Whenever I consider how irritating I find the general behavior of people around me, and get the itch to haul my easily relocated life to a different, less crowded location, I soon get a reminder of what I would be missing besides the obvious treat of being able to see some of the people I’m closest to daily: Access to the rare brand of accumulated running and coaching wisdom that Troop and a number of others in the Boulder area offer. (Bobby McGee is another one who humbled me in the same gratifying way when I first talked to him here in Boulder, and that was almost thirteen years ago.)
The Boulder Daily Camera covered the event.
Troop will turn 49 tomorrow, on the first anniversary of the shooting tragedy. He made the video below from the NCAR parking lot, where his wife Freya was staffing a fluid station.
Even on an overcast day, the view from NCAR is hard to top.
Troop credits the Boulder community for its intrinsic generosity of character, but I think he’s missing how forceful a lever he himself is in drawing the best out of the people of this city thanks to his energetic, relentlessly earnest messaging style. Getting the most out of people is a skill one might expect any coach of world-class distance runners to possess, but in my experience, some of the best one-on-one communicators are too painfully introverted to function effectively as public-relations personnel. Lee Troop is an exception, and he is a reminder of the number of special people I wouldn’t have routine access to had I not settled here.
Troop’s consistently connecting Boulderites at large with the city’s sizable and often overly visible running community vouches for what the power of a few people can accomplish. And he’s not alone. I bellyache about the inconsiderate bozos and Nextdoor masking despots, but Boulder always answers the call, especially when the caller is really, really good at messaging.
Take a second.

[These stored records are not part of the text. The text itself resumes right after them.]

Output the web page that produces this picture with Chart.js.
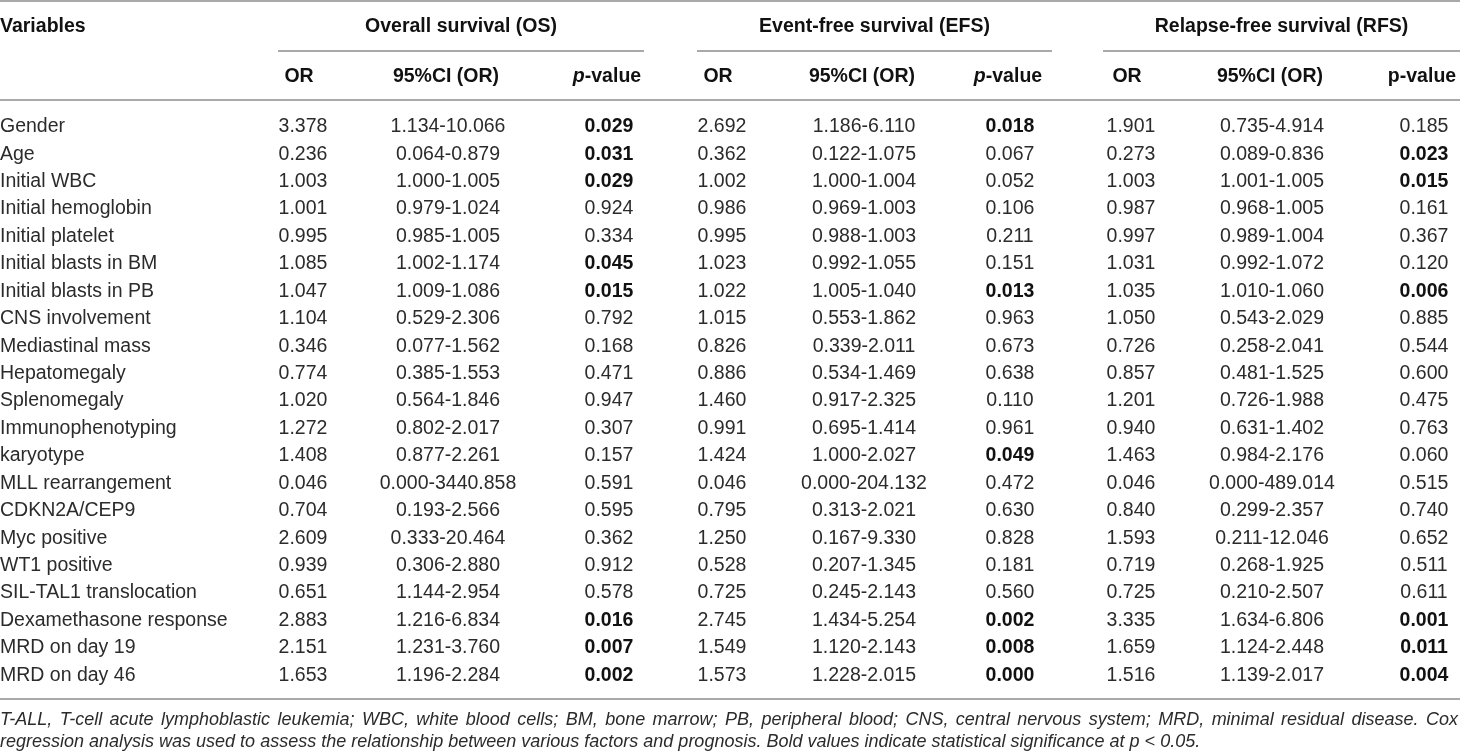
<!DOCTYPE html>
<html>
<head>
<meta charset="utf-8">
<script src="https://cdn.jsdelivr.net/npm/chart.js@4.4.1/dist/chart.umd.min.js"></script>
<style>
  html, body { margin: 0; padding: 0; background: #fff; }
  #wrap { width: 1460px; height: 755px; }
</style>
</head>
<body>
<div id="wrap"><canvas id="tbl" width="1460" height="755"></canvas></div>
<script>
// row labels
const variables = ['Gender', 'Age', 'Initial WBC', 'Initial hemoglobin', 'Initial platelet',
  'Initial blasts in BM', 'Initial blasts in PB', 'CNS involvement', 'Mediastinal mass',
  'Hepatomegaly', 'Splenomegaly', 'Immunophenotyping', 'karyotype', 'MLL rearrangement',
  'CDKN2A/CEP9', 'Myc positive', 'WT1 positive', 'SIL-TAL1 translocation',
  'Dexamethasone response', 'MRD on day 19', 'MRD on day 46'];

// Overall survival
const osOR = [3.378, 0.236, 1.003, 1.001, 0.995, 1.085, 1.047, 1.104, 0.346, 0.774, 1.020,
  1.272, 1.408, 0.046, 0.704, 2.609, 0.939, 0.651, 2.883, 2.151, 1.653];
const osCI = [[1.134, 10.066], [0.064, 0.879], [1.000, 1.005], [0.979, 1.024], [0.985, 1.005],
  [1.002, 1.174], [1.009, 1.086], [0.529, 2.306], [0.077, 1.562], [0.385, 1.553], [0.564, 1.846],
  [0.802, 2.017], [0.877, 2.261], [0.000, 3440.858], [0.193, 2.566], [0.333, 20.464],
  [0.306, 2.880], [1.144, 2.954], [1.216, 6.834], [1.231, 3.760], [1.196, 2.284]];
const osP = [0.029, 0.031, 0.029, 0.924, 0.334, 0.045, 0.015, 0.792, 0.168, 0.471, 0.947,
  0.307, 0.157, 0.591, 0.595, 0.362, 0.912, 0.578, 0.016, 0.007, 0.002];

// Event-free survival
const efsOR = [2.692, 0.362, 1.002, 0.986, 0.995, 1.023, 1.022, 1.015, 0.826, 0.886, 1.460,
  0.991, 1.424, 0.046, 0.795, 1.250, 0.528, 0.725, 2.745, 1.549, 1.573];
const efsCI = [[1.186, 6.110], [0.122, 1.075], [1.000, 1.004], [0.969, 1.003], [0.988, 1.003],
  [0.992, 1.055], [1.005, 1.040], [0.553, 1.862], [0.339, 2.011], [0.534, 1.469], [0.917, 2.325],
  [0.695, 1.414], [1.000, 2.027], [0.000, 204.132], [0.313, 2.021], [0.167, 9.330],
  [0.207, 1.345], [0.245, 2.143], [1.434, 5.254], [1.120, 2.143], [1.228, 2.015]];
const efsP = [0.018, 0.067, 0.052, 0.106, 0.211, 0.151, 0.013, 0.963, 0.673, 0.638, 0.110,
  0.961, 0.049, 0.472, 0.630, 0.828, 0.181, 0.560, 0.002, 0.008, 0.000];

// Relapse-free survival
const rfsOR = [1.901, 0.273, 1.003, 0.987, 0.997, 1.031, 1.035, 1.050, 0.726, 0.857, 1.201,
  0.940, 1.463, 0.046, 0.840, 1.593, 0.719, 0.725, 3.335, 1.659, 1.516];
const rfsCI = [[0.735, 4.914], [0.089, 0.836], [1.001, 1.005], [0.968, 1.005], [0.989, 1.004],
  [0.992, 1.072], [1.010, 1.060], [0.543, 2.029], [0.258, 2.041], [0.481, 1.525], [0.726, 1.988],
  [0.631, 1.402], [0.984, 2.176], [0.000, 489.014], [0.299, 2.357], [0.211, 12.046],
  [0.268, 1.925], [0.210, 2.507], [1.634, 6.806], [1.124, 2.448], [1.139, 2.017]];
const rfsP = [0.185, 0.023, 0.015, 0.161, 0.367, 0.120, 0.006, 0.885, 0.544, 0.600, 0.475,
  0.763, 0.060, 0.515, 0.740, 0.652, 0.511, 0.611, 0.001, 0.011, 0.004];

const groupTitles = ['Overall survival (OS)', 'Event-free survival (EFS)', 'Relapse-free survival (RFS)'];
const footnote = [
  'T-ALL, T-cell acute lymphoblastic leukemia; WBC, white blood cells; BM, bone marrow; PB, peripheral blood; CNS, central nervous system; MRD, minimal residual disease. Cox',
  'regression analysis was used to assess the relationship between various factors and prognosis. Bold values indicate statistical significance at p < 0.05.'
];

// layout (table units = px across the 1460 wide page)
const COL_X = { name: 0, osOR: 303, osCI: 448, osP: 609, efsOR: 722, efsCI: 864, efsP: 1010,
  rfsOR: 1131, rfsCI: 1272, rfsP: 1424 };
const GROUP_SPAN = [[278, 644], [697, 1052], [1103, 1460]];
const FONT = '"Liberation Sans", Arial, Helvetica, sans-serif';
const TEXT = '#2b2b2b';
const BOLD_TEXT = '#111';
const RULE = '#8c8c8c';

const fmt = v => v.toFixed(3);
const fmtCI = c => fmt(c[0]) + '-' + fmt(c[1]);

function column(key, texts, bold, align) {
  return {
    label: key,
    data: texts.map((t, i) => ({ x: COL_X[key], y: variables[i] })),
    cellText: texts,
    cellBold: bold || texts.map(() => false),
    cellAlign: align || 'center',
    pointRadius: 0,
    pointHoverRadius: 0
  };
}

const datasets = [
  column('name', variables, null, 'left'),
  column('osOR', osOR.map(fmt)),
  column('osCI', osCI.map(fmtCI)),
  column('osP', osP.map(fmt), osP.map(p => p < 0.05)),
  column('efsOR', efsOR.map(fmt)),
  column('efsCI', efsCI.map(fmtCI)),
  column('efsP', efsP.map(fmt), efsP.map(p => p < 0.05)),
  column('rfsOR', rfsOR.map(fmt)),
  column('rfsCI', rfsCI.map(fmtCI)),
  column('rfsP', rfsP.map(fmt), rfsP.map(p => p < 0.05))
];

function hline(ctx, x1, x2, y) {
  ctx.beginPath();
  ctx.moveTo(x1, y);
  ctx.lineTo(x2, y);
  ctx.stroke();
}

// bold header "p-value", optionally with an italic p
function drawPValue(ctx, cx, y, italicP) {
  const pf = (italicP ? 'italic ' : '') + 'bold 19.5px ' + FONT;
  const rf = 'bold 19.5px ' + FONT;
  ctx.font = pf;
  const w1 = ctx.measureText('p').width;
  ctx.font = rf;
  const w2 = ctx.measureText('-value').width;
  let x = cx - (w1 + w2) / 2;
  ctx.textAlign = 'left';
  ctx.font = pf;
  ctx.fillText('p', x, y);
  ctx.font = rf;
  ctx.fillText('-value', x + w1, y);
}

const tablePlugin = {
  id: 'tableText',
  afterDatasetsDraw(chart) {
    const ctx = chart.ctx;
    const area = chart.chartArea;
    const xs = chart.scales.x;
    ctx.save();
    ctx.textBaseline = 'middle';

    // body cells
    chart.data.datasets.forEach((ds, di) => {
      const meta = chart.getDatasetMeta(di);
      meta.data.forEach((el, i) => {
        ctx.font = (ds.cellBold[i] ? 'bold ' : '') + '19.5px ' + FONT;
        ctx.fillStyle = ds.cellBold[i] ? BOLD_TEXT : TEXT;
        ctx.textAlign = ds.cellAlign;
        ctx.fillText(ds.cellText[i], el.x, el.y);
      });
    });

    // header
    ctx.fillStyle = BOLD_TEXT;
    const groupY = area.top - 86;
    const subY = area.top - 36;
    ctx.font = 'bold 19.5px ' + FONT;
    ctx.textAlign = 'left';
    ctx.fillText('Variables', xs.getPixelForValue(COL_X.name), groupY);
    ctx.textAlign = 'center';
    GROUP_SPAN.forEach((s, g) => {
      const cx = (xs.getPixelForValue(s[0]) + xs.getPixelForValue(s[1])) / 2;
      ctx.fillText(groupTitles[g], cx, groupY);
    });
    [['osOR', 'osCI', 'osP'], ['efsOR', 'efsCI', 'efsP'], ['rfsOR', 'rfsCI', 'rfsP']].forEach((keys, g) => {
      ctx.font = 'bold 19.5px ' + FONT;
      ctx.textAlign = 'center';
      ctx.fillText('OR', xs.getPixelForValue(COL_X[keys[0]]) - 4, subY);
      ctx.fillText('95%CI (OR)', xs.getPixelForValue(COL_X[keys[1]]) - 2, subY);
      drawPValue(ctx, xs.getPixelForValue(COL_X[keys[2]]) - 2, subY, g < 2);
    });

    // rules
    ctx.strokeStyle = RULE;
    ctx.lineWidth = 1.4;
    hline(ctx, 0, chart.width, 1);
    GROUP_SPAN.forEach(s => hline(ctx, xs.getPixelForValue(s[0]), xs.getPixelForValue(s[1]), area.top - 62));
    hline(ctx, 0, chart.width, area.top - 13);
    hline(ctx, 0, chart.width, area.bottom + 10);

    // footnote, first line justified
    ctx.fillStyle = TEXT;
    ctx.font = 'italic 18px ' + FONT;
    ctx.textAlign = 'left';
    const words = footnote[0].split(' ');
    const widths = words.map(w => ctx.measureText(w).width);
    const total = widths.reduce((a, b) => a + b, 0);
    const gap = (chart.width - 2 - total) / (words.length - 1);
    let x = 0;
    words.forEach((w, i) => {
      ctx.fillText(w, x, area.bottom + 31);
      x += widths[i] + gap;
    });
    ctx.fillText(footnote[1], 0, area.bottom + 53);
    ctx.restore();
  }
};

new Chart(document.getElementById('tbl'), {
  type: 'scatter',
  data: { datasets: datasets },
  options: {
    responsive: false,
    animation: false,
    events: [],
    layout: { padding: { top: 113, bottom: 66, left: 0, right: 0 } },
    plugins: { legend: { display: false }, tooltip: { enabled: false } },
    scales: {
      x: { type: 'linear', min: 0, max: 1460, display: false },
      y: { type: 'category', labels: variables, offset: true, display: false }
    }
  },
  plugins: [tablePlugin]
});
</script>
</body>
</html>
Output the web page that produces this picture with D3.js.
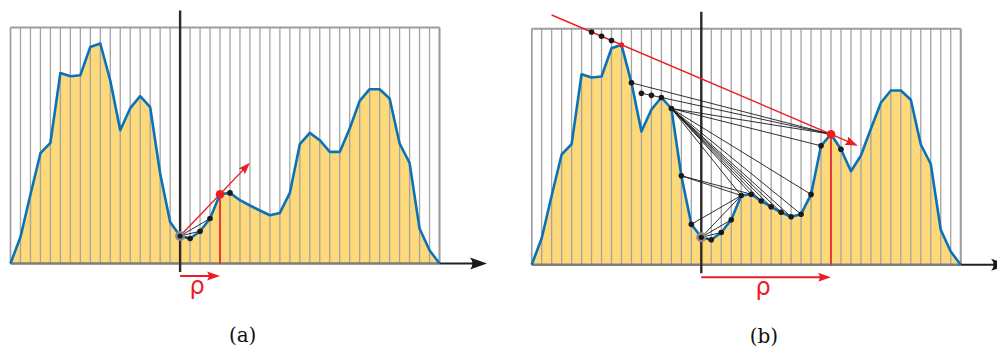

Take ten. “Boulder Strong” may have existed for the past year mostly as yard signs, and like any “never forget” spirit driver, it’s a motto that has inexorably faded into the tumult of advancing history.
But to the many unseen people for whom it did not: Thanks for bringing it home.
(You can make a one-time or recurring donation to the Colorado Healing Fund here.)
(For my money, which like yours drops in value by the hour, Clerks stands as Kevin Smith’s most lasting “Gen X agreeably disrespects everything” cinematic stamp. Dogma makes for a better production with its ensemble cast and cameos, but Clerks did more with less.)